THE REQUEST -> Copy exactly the lines that run from the top of the listing to the line containing "import * as", both ends included, and omit the pictures.

==================================================

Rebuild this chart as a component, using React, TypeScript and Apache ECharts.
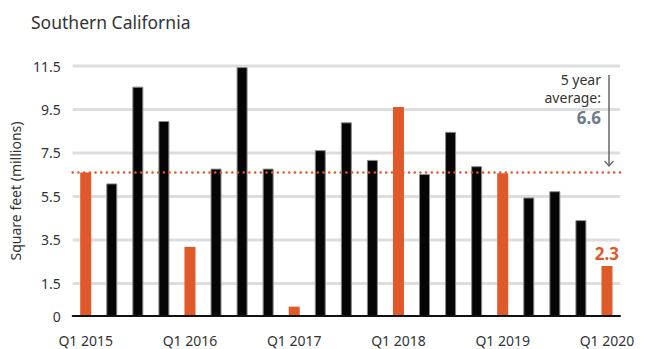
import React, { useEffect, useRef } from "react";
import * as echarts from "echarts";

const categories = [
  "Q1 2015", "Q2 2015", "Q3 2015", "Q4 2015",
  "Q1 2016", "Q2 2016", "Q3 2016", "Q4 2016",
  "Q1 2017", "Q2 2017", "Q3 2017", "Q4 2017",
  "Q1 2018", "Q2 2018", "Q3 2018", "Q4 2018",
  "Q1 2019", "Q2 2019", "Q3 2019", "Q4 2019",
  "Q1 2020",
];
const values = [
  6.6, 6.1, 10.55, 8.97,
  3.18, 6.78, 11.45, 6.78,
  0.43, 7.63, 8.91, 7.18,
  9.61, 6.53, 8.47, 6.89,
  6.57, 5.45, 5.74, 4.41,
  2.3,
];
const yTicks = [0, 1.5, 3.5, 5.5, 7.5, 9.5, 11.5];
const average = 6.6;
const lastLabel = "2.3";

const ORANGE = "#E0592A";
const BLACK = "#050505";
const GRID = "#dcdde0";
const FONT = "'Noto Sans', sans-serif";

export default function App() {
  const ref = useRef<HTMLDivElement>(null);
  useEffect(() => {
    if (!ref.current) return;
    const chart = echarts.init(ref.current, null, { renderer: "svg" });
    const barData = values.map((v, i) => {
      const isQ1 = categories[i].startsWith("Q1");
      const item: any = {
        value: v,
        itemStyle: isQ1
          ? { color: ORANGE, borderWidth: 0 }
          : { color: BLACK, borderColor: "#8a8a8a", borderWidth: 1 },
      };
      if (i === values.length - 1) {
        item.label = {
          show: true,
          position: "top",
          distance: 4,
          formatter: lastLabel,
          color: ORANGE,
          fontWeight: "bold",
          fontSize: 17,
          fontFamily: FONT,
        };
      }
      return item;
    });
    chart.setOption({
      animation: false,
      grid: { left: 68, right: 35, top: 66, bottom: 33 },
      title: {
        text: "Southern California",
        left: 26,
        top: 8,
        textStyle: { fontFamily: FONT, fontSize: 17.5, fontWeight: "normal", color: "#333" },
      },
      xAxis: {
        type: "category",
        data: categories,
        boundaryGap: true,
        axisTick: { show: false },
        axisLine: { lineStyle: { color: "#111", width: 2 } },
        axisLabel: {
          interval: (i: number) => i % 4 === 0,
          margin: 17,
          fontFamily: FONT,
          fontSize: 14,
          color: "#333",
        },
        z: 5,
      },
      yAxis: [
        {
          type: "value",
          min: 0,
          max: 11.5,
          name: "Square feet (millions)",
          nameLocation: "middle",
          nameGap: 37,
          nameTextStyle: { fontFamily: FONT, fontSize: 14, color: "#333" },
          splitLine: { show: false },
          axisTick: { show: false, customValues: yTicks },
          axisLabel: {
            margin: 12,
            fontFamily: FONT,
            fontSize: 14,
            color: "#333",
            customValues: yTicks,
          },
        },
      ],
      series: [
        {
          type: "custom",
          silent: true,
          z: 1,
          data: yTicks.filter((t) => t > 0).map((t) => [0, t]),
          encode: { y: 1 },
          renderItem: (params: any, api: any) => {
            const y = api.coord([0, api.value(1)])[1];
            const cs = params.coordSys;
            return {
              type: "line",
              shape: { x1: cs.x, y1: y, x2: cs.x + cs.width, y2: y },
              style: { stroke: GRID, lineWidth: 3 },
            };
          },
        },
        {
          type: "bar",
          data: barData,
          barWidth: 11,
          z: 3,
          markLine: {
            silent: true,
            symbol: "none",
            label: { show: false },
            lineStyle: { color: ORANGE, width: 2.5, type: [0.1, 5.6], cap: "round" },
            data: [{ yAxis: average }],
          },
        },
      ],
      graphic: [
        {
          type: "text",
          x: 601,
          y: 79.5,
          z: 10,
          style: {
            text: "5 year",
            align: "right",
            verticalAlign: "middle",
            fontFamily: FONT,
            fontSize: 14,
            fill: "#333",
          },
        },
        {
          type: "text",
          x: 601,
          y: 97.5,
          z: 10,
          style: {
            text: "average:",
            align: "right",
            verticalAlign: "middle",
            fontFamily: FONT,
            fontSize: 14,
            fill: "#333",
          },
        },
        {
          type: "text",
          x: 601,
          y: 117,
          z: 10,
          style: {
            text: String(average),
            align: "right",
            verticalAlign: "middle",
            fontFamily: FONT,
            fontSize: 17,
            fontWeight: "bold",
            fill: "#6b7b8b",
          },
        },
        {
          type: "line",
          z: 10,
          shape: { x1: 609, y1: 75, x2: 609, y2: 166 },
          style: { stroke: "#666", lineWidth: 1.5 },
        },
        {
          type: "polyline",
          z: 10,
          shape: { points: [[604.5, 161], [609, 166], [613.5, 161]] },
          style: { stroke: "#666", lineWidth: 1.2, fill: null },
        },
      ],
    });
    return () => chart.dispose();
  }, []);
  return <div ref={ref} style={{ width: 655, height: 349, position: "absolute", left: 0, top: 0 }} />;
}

==================================================

RESULT ->
Rebuild this chart as a component, using React, TypeScript and Apache ECharts.
import React, { useEffect, useRef } from "react";
import * as echarts from "echarts";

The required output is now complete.